— START OF DATA SHOWN —
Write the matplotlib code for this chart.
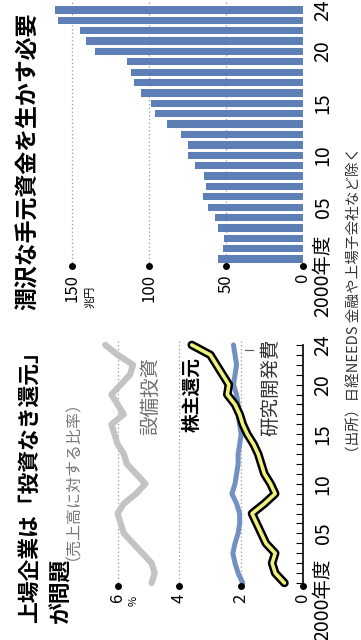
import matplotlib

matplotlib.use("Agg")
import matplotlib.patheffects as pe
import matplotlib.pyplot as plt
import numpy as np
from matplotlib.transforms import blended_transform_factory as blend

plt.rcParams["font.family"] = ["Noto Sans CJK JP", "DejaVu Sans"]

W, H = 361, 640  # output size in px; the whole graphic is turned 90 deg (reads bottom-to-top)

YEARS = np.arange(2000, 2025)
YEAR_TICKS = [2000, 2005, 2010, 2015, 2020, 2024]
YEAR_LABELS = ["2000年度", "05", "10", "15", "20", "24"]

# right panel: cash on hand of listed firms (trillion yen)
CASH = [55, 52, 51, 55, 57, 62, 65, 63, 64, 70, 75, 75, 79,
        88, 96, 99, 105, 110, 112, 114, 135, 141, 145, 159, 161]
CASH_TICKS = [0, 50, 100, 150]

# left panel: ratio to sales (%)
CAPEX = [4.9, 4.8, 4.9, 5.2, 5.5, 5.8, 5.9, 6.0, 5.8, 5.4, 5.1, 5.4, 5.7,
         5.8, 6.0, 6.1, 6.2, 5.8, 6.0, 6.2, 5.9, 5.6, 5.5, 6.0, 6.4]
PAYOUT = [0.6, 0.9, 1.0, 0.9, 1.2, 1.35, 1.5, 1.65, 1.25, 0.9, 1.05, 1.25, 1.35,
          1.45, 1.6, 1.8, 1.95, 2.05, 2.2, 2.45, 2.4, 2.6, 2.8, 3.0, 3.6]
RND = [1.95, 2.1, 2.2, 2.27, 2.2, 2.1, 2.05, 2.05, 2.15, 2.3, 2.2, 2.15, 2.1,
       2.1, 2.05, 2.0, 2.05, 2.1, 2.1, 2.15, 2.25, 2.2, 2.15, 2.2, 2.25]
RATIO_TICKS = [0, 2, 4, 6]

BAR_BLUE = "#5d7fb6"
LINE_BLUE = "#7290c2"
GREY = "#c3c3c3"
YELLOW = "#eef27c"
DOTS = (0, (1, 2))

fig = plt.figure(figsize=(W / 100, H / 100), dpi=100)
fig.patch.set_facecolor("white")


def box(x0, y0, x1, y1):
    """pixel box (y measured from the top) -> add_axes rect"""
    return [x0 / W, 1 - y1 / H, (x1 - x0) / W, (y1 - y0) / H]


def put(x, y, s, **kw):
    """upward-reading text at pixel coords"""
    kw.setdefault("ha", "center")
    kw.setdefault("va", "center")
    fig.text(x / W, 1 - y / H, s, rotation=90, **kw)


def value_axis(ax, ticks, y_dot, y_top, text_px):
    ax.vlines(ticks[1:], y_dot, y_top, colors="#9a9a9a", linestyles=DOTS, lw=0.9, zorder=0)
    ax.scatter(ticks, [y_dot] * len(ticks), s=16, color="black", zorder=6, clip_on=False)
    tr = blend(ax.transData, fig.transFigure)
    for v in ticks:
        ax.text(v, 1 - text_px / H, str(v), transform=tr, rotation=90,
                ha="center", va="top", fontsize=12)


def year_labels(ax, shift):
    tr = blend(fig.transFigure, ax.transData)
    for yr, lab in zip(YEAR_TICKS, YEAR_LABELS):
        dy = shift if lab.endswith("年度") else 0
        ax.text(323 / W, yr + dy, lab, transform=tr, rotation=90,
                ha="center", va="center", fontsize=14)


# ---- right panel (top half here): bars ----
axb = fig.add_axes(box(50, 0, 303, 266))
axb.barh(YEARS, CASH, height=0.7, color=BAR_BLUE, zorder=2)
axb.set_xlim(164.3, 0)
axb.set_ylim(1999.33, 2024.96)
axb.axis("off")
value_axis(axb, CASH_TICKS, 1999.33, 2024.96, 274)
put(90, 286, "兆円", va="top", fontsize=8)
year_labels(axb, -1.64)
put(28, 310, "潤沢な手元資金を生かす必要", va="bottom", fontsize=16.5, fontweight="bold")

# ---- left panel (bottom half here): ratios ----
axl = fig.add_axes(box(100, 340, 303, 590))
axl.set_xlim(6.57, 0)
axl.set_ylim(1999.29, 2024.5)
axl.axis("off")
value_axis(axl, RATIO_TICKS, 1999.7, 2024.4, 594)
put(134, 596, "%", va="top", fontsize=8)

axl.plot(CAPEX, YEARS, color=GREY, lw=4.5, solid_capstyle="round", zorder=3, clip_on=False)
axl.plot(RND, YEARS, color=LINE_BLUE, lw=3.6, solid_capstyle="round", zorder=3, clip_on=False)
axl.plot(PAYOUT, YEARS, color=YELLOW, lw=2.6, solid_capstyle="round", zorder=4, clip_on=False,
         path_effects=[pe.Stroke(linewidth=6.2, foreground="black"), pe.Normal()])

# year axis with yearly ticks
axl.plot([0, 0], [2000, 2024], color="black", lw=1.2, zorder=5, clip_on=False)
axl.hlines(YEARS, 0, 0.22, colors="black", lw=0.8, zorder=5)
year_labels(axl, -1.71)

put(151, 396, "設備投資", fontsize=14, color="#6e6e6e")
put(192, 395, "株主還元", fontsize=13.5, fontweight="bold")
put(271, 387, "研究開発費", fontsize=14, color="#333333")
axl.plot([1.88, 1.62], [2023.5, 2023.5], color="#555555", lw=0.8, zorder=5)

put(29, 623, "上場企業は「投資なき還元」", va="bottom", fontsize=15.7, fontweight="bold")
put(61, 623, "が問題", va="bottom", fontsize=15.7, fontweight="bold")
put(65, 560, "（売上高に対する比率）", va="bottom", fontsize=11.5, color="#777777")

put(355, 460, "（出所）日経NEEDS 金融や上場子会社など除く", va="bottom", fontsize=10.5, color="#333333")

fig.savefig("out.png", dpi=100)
— END OF DATA SHOWN —
**WRITTEN EXERCISE**
Transcribe exactly, with no pictures, the lines running from the first line of the material through the line holding "fig.text(x / W, 1".

**THE RESPONSE**
Write the matplotlib code for this chart.
import matplotlib

matplotlib.use("Agg")
import matplotlib.patheffects as pe
import matplotlib.pyplot as plt
import numpy as np
from matplotlib.transforms import blended_transform_factory as blend

plt.rcParams["font.family"] = ["Noto Sans CJK JP", "DejaVu Sans"]

W, H = 361, 640  # output size in px; the whole graphic is turned 90 deg (reads bottom-to-top)

YEARS = np.arange(2000, 2025)
YEAR_TICKS = [2000, 2005, 2010, 2015, 2020, 2024]
YEAR_LABELS = ["2000年度", "05", "10", "15", "20", "24"]

# right panel: cash on hand of listed firms (trillion yen)
CASH = [55, 52, 51, 55, 57, 62, 65, 63, 64, 70, 75, 75, 79,
        88, 96, 99, 105, 110, 112, 114, 135, 141, 145, 159, 161]
CASH_TICKS = [0, 50, 100, 150]

# left panel: ratio to sales (%)
CAPEX = [4.9, 4.8, 4.9, 5.2, 5.5, 5.8, 5.9, 6.0, 5.8, 5.4, 5.1, 5.4, 5.7,
         5.8, 6.0, 6.1, 6.2, 5.8, 6.0, 6.2, 5.9, 5.6, 5.5, 6.0, 6.4]
PAYOUT = [0.6, 0.9, 1.0, 0.9, 1.2, 1.35, 1.5, 1.65, 1.25, 0.9, 1.05, 1.25, 1.35,
          1.45, 1.6, 1.8, 1.95, 2.05, 2.2, 2.45, 2.4, 2.6, 2.8, 3.0, 3.6]
RND = [1.95, 2.1, 2.2, 2.27, 2.2, 2.1, 2.05, 2.05, 2.15, 2.3, 2.2, 2.15, 2.1,
       2.1, 2.05, 2.0, 2.05, 2.1, 2.1, 2.15, 2.25, 2.2, 2.15, 2.2, 2.25]
RATIO_TICKS = [0, 2, 4, 6]

BAR_BLUE = "#5d7fb6"
LINE_BLUE = "#7290c2"
GREY = "#c3c3c3"
YELLOW = "#eef27c"
DOTS = (0, (1, 2))

fig = plt.figure(figsize=(W / 100, H / 100), dpi=100)
fig.patch.set_facecolor("white")


def box(x0, y0, x1, y1):
    """pixel box (y measured from the top) -> add_axes rect"""
    return [x0 / W, 1 - y1 / H, (x1 - x0) / W, (y1 - y0) / H]


def put(x, y, s, **kw):
    """upward-reading text at pixel coords"""
    kw.setdefault("ha", "center")
    kw.setdefault("va", "center")
    fig.text(x / W, 1 - y / H, s, rotation=90, **kw)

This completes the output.